Tacoma has taken a 180 degree turn. Downtown is pretty nice at this point, we don't see a lot of homeless anymore (still some but nothing like the late 80s and early 90s). Hilltop is a pretty nice neighborhood now, all the "undesirables" have been pushed to the eastside and parkland area. Of course this may be the wrong time for me to praise Tacoma, because we have had some gang shootings lately, but it certainly hasn't been the norm for more than a few years now. Seattle is the new shithole, go to the parking lots underneath any of the clubs on capitol hill and it is just gangs of people shooting up and smoking meth, pissing in the stairwells, etc. I work in DT Seattle and I live in Tacoma's north end, and I'm happy as hell I didn't buy a home in Seattle.
Sure, why not pay for room, board, and provide the means to take their intoxicants... How about we just go ahead and provide them the H too? I'd be happy to put in an extra hour or two a week at work to allow someone to live in a free opium den!
Is this the Libertarian Moment I was promised?
On the plus side, we'd know where Epi would be each night!
*ducks and runs*
SHOTS FIRED!
Mortars or GTFO!
No, Epi wouldn't mooch off the taxpayers. Miss you, Epi.
Hmmmm... good point.
The alternative is enriching drug dealers while making it impossible for junkies to do anything but being junkies, and significantly increasing their potential public health costs.
Have you ever lived somewhere with a large homeless problem? This is among the less-bad ideas as to how to harm reduce the drug war impact on them and the communities they live in.
Vote for me and you won't have to go through withdrawal...
Why not combine this with the "first apply, automatic rental" proposal and just bump the junkies to the head of the line for every open rental?

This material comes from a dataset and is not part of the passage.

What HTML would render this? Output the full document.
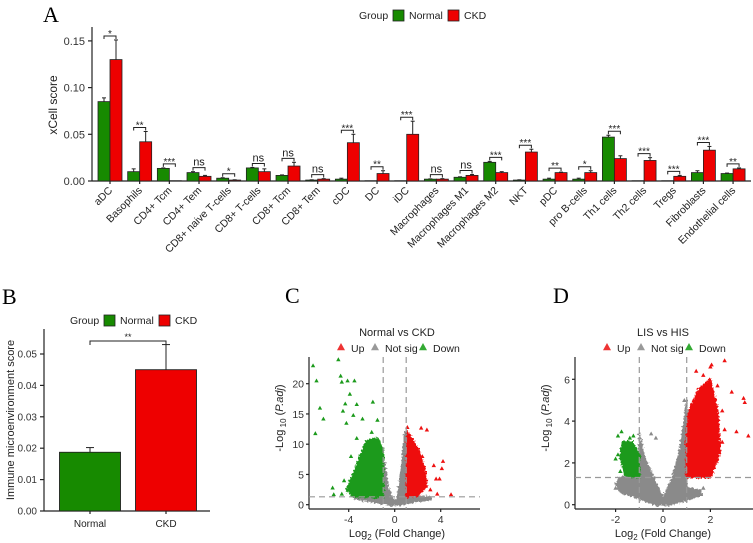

It's sad that the whole debate takes place in the context of how to deal with "those people" and "the problem" of homelessness. Is the choice really in between near-permanent incarceration and near-permanent intoxication for homeless people? If we're going to have a government response to homelessness, then surely we can at least reopen the legal space for halfway houses and the many other avenues out of homelessness that the government has shut down.
(Since we're on the topic, it's worth noting that B Obama's push to get homeless straight away into housing has been a tremendous failure.)
Vancouver had this for years, and it's...working...I guess? According to people who support it and work there? At least, it doesn't seem to be doing obvious damage.
Let addicts take the drug that caused their disease in the first place. Great idea, Seattle.
Drugs don't cause addiction. Millions of people take morphine, percocet, demerol, etc. when recovering from surgery, and they don't become addicts. Addiction is about the addict, not the drug. Google "Rat Park".
Something like that. This conversation has been had here in VT in relation to the supposed cause of our heroin problem. It's default to blame "big pharma" and clueless doctors for getting us to this point, but ignoring the fact that when most addicts "started with pills", it was usually when they bought them off the street, not when they were prescribed them by physician. If you aren't taking them to get high, the risk of addiction is low. But it fluffs up the hippy narrative that evil DrugCorp? is responsible for all our woes. Actual patients disagree.
Yeah, not a good solution but better than the current one.
As a soon to be Seattle resident, I'm all for it. It may be taxpayer funded vice, but it's still a hell of a lot cheaper (and moral) than the War On Drugs.
This approach may result in increase in the drug addiction. People will be allowed to abuse heroin and taking treatment is voluntary. Some people are so much into addiction that they cant think anything except drug of their choice.